Main Difference – Adverse vs Averse
The two adjectives Adverse and Averse are easy to confuse as they look alike. At first glance, these two words may even seem to be the same since the letter ‘d’ in adverse seems to be the only difference between them. Indeed, these two words are related in origins and connote negative implications. Adverse means harmful, unfavorable, or opposing whereas averse means unwilling, or disinclined. This difference in the meaning can be considered to be the main difference between adverse and averse. Let us look at these adjectives separately and discern the other differences between adverse and averse.

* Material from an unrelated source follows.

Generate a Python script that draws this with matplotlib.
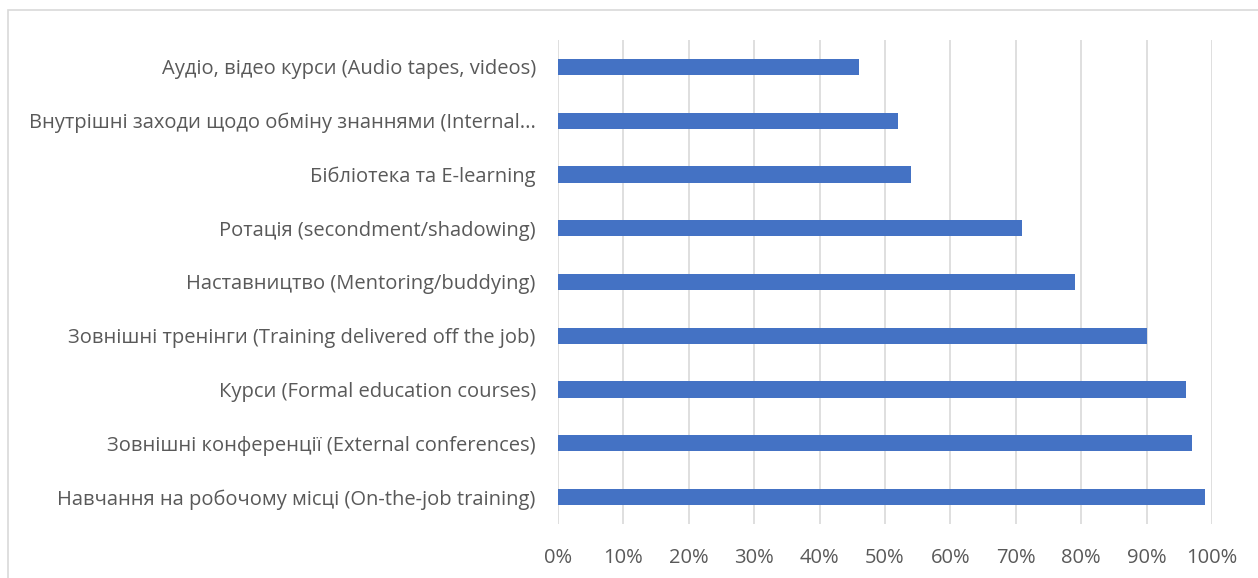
import matplotlib.pyplot as plt
from matplotlib.patches import Rectangle
from matplotlib.ticker import PercentFormatter

# Методи навчання персоналу, частка організацій (%)
categories = [
    "Навчання на робочому місці (On-the-job training)",
    "Зовнішні конференції (External conferences)",
    "Курси (Formal education courses)",
    "Зовнішні тренінги (Training delivered off the job)",
    "Наставництво (Mentoring/buddying)",
    "Ротація (secondment/shadowing)",
    "Бібліотека та E-learning",
    "Внутрішні заходи щодо обміну знаннями (Internal...",
    "Аудіо, відео курси (Audio tapes, videos)",
]
values = [99, 97, 96, 90, 79, 71, 54, 52, 46]
x_ticks = list(range(0, 101, 10))

plt.rcParams['font.family'] = ['Open Sans', 'DejaVu Sans']

fig = plt.figure(figsize=(12.58, 5.78), dpi=100)
fig.patches.append(Rectangle((8 / 1258, -0.1), 1.2, 1 - 10 / 578 + 0.1,
                             transform=fig.transFigure, fill=False,
                             edgecolor='#d9d9d9', linewidth=1.2))

ax = fig.add_axes([558 / 1258, 54 / 578, (1212 - 558) / 1258, (538 - 54) / 578])
ax.barh(range(len(categories)), values, height=0.3, color='#4472c4', zorder=3)

ax.set_xlim(0, 100)
ax.set_ylim(-0.5, len(categories) - 0.5)
ax.set_xticks(x_ticks)
ax.xaxis.set_major_formatter(PercentFormatter(decimals=0))
ax.set_yticks(range(len(categories)))
ax.set_yticklabels(categories)

ax.grid(axis='x', color='#d9d9d9', linewidth=1.2, zorder=0)
for side in ax.spines.values():
    side.set_visible(False)
ax.tick_params(axis='both', length=0, labelsize=14.5, labelcolor='#595959')
ax.tick_params(axis='y', pad=16)
ax.tick_params(axis='x', pad=17)

fig.savefig('out.png', dpi=100)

Adverse – Meaning and Usage
The adjective adverse has negative implications; it means hostile, unfavorable, opposing, or harmful. Adverse comes from French advers, which is originated from Latin adversus meaning ‘against, opposite’. Adverse always refer to something that works against us, preventing success or development. This adjective is mainly used to describe a condition or situation and is rarely applied to humans. Adverse is often used with words like weather, effects, impact, etc. Given below are some sentences that use the adjective adverse.

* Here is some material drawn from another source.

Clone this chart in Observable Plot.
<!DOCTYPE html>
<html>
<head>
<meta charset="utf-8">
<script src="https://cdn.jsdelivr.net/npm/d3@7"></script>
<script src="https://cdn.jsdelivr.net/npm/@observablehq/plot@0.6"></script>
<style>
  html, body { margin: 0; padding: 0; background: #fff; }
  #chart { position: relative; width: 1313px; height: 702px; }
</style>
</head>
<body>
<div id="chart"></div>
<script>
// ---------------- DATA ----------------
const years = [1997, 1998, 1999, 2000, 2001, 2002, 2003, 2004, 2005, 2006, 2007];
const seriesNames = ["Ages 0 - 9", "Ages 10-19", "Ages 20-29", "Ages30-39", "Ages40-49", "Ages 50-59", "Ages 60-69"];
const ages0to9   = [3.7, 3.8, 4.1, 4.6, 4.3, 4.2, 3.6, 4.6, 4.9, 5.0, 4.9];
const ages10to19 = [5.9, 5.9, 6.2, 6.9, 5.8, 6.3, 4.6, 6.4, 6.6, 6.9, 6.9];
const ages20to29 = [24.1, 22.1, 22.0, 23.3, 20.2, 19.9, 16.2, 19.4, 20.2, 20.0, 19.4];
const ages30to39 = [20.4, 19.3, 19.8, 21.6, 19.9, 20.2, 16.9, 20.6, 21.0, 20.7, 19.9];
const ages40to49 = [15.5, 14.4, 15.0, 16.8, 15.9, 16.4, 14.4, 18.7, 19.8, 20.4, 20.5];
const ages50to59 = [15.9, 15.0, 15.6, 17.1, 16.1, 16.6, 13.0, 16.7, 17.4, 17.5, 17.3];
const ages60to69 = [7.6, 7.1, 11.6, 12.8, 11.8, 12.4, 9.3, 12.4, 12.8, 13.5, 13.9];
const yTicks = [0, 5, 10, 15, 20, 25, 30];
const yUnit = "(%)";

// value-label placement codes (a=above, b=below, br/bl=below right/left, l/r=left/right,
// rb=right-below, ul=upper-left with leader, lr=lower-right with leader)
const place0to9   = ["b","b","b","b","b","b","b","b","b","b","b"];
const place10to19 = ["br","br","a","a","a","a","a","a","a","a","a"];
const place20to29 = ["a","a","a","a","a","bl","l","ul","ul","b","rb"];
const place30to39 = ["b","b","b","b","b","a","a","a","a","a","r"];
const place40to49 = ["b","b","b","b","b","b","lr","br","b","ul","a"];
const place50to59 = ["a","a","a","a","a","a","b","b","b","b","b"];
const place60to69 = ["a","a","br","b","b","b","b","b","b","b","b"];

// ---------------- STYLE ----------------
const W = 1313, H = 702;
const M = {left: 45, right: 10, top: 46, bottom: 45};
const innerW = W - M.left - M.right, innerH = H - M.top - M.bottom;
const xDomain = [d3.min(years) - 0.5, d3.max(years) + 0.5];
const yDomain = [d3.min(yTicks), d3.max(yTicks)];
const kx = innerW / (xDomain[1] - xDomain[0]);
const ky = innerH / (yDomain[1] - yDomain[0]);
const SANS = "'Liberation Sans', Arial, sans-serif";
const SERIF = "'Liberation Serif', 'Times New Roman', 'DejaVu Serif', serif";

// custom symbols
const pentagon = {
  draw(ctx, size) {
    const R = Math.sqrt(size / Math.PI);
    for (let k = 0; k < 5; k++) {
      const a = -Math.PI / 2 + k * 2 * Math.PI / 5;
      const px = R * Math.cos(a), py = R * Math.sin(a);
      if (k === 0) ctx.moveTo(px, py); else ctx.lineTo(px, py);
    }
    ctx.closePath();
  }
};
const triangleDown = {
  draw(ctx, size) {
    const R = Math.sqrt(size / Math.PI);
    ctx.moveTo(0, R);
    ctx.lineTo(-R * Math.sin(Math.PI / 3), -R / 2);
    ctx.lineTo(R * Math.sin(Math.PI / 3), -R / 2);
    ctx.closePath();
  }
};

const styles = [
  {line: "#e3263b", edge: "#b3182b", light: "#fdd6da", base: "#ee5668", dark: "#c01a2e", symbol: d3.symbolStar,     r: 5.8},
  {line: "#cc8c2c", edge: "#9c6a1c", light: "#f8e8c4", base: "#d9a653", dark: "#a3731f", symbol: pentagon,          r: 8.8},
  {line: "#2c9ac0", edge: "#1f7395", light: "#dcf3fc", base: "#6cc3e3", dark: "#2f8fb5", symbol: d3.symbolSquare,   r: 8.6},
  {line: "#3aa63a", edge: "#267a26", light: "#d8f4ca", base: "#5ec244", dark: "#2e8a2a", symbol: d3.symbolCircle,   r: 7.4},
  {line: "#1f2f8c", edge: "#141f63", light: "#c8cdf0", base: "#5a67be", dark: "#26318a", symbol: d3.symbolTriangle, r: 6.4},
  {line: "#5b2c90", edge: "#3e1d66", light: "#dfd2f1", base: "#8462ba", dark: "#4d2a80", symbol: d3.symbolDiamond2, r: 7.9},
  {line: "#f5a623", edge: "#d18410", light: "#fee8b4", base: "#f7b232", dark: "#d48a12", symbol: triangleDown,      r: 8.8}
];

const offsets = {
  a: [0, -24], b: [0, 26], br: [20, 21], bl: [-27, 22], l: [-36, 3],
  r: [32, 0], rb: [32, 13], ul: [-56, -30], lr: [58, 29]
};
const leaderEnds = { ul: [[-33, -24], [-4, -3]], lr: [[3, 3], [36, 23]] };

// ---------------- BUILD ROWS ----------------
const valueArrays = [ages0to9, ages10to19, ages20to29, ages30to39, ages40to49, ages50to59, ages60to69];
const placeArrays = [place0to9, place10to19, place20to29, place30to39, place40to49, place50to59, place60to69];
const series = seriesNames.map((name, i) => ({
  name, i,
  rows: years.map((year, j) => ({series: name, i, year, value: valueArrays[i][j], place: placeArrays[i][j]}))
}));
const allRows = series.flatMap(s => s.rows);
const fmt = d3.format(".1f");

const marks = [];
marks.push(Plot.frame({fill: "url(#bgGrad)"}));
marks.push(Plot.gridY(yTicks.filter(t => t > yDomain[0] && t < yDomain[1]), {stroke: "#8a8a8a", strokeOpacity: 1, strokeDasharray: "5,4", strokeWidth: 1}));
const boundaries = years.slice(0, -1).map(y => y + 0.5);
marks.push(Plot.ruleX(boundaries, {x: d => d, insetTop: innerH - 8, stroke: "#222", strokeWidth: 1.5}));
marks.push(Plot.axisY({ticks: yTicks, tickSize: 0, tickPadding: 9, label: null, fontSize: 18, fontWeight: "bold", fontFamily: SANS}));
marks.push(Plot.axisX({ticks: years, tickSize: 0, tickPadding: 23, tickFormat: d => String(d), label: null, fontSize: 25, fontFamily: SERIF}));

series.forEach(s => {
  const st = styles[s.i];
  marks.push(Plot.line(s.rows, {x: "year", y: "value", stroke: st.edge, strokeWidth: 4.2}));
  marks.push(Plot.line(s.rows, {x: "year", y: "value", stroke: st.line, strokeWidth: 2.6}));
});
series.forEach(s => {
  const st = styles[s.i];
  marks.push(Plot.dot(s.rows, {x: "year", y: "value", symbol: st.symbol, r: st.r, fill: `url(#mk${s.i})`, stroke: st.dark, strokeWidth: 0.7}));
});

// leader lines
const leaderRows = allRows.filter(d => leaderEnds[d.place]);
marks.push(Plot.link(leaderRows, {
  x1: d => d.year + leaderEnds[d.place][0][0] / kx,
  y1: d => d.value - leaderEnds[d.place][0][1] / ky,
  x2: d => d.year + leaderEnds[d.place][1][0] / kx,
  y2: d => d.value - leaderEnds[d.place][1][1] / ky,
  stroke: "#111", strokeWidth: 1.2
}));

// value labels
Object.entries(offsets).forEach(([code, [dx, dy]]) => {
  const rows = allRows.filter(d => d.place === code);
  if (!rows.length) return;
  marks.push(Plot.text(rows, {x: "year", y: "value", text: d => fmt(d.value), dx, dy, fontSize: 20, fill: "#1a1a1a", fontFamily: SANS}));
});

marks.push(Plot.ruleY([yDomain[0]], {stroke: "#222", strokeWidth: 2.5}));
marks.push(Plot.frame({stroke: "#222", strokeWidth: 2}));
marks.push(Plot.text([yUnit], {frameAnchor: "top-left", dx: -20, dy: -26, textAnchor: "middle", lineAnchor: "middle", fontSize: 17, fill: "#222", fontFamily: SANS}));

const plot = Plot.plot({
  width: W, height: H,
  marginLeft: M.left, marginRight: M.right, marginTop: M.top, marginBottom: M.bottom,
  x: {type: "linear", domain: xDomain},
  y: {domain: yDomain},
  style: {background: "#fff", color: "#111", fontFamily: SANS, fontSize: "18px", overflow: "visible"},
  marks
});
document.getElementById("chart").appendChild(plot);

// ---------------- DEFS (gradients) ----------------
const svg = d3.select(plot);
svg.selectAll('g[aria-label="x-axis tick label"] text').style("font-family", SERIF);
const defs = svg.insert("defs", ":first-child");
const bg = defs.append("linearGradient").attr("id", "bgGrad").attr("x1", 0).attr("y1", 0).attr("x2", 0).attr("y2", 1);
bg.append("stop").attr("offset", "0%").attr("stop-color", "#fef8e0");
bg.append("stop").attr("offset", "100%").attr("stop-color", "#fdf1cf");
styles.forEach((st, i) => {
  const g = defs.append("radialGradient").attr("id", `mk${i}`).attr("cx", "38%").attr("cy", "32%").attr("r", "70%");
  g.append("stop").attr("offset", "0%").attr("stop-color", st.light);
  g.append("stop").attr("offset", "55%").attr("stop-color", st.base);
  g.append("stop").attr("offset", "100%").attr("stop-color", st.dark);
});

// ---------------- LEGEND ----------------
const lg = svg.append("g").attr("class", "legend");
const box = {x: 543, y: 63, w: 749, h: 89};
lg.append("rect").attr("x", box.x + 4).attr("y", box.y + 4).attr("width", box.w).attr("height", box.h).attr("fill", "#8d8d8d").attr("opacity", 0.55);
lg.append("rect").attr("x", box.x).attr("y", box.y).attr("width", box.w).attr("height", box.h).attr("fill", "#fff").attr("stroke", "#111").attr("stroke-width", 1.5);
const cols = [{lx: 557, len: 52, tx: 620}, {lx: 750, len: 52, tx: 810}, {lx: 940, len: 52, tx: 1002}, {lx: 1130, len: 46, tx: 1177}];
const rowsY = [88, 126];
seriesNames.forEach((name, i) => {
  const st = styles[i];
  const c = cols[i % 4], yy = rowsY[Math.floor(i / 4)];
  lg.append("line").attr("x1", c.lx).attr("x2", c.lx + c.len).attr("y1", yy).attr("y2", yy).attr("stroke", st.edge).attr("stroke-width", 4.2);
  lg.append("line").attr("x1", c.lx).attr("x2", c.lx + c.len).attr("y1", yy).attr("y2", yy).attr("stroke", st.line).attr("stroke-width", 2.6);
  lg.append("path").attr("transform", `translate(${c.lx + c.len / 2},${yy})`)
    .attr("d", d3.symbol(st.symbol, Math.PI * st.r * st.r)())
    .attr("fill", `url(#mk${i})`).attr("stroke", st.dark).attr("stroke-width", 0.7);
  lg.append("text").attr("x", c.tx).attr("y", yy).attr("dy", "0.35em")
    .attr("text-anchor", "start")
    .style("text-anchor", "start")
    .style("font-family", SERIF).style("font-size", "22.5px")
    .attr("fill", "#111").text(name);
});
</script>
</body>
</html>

The match was postponed due to adverse weather conditions.
The guest speaker spoke about the adverse effects of the technological development.
She discovered that the proposed project would have major adverse impacts on the environment.
The adverse weather conditions are considered as a major cause of road accidents.
Averse – Meaning and Usage
Averse refers to a strong feeling of opposition or dislike to something. Unlike adverse, this adjective refers to feelings, attitudes of people. Averse is synonymous with strongly disinclined, loath, unwilling, and reluctant. The adjective averse is often used in the predicative position, not the attributive position.
She was averse to dancing.→ She didn’t like dancing/ She disliked dancing.
Averse comes from Latin aversus meaning ‘turned away from’. It is also important to note that this adjective is often followed by the preposition ‘to’. However, in certain cases, such as in the case of the phrase risk averse, the preposition is dropped.
Given below are some examples of the adjective, averse.
He is averse to hunting animals.
The old employees of the company are averse to change.
The bank is more risk-averse than it used to be.
As a former intelligence officer, he is not averse to secrecy.
He was averse to discussing the meeting with us.
I’m not averse to politics, but I’m averse to politicians.
Difference Between Adverse and Averse
Adverse refers to an unfavorable or hostile condition that prevents success or development.
Averse refers to a strong feeling of opposition or dislike to something.
Adverse is often used with conditions and effects.
Averse is often used with people.
Adverse is not followed by any preposition.
Averse is often followed by the preposition to.
Adverse comes from Latin adversus meaning ‘against, opposite’.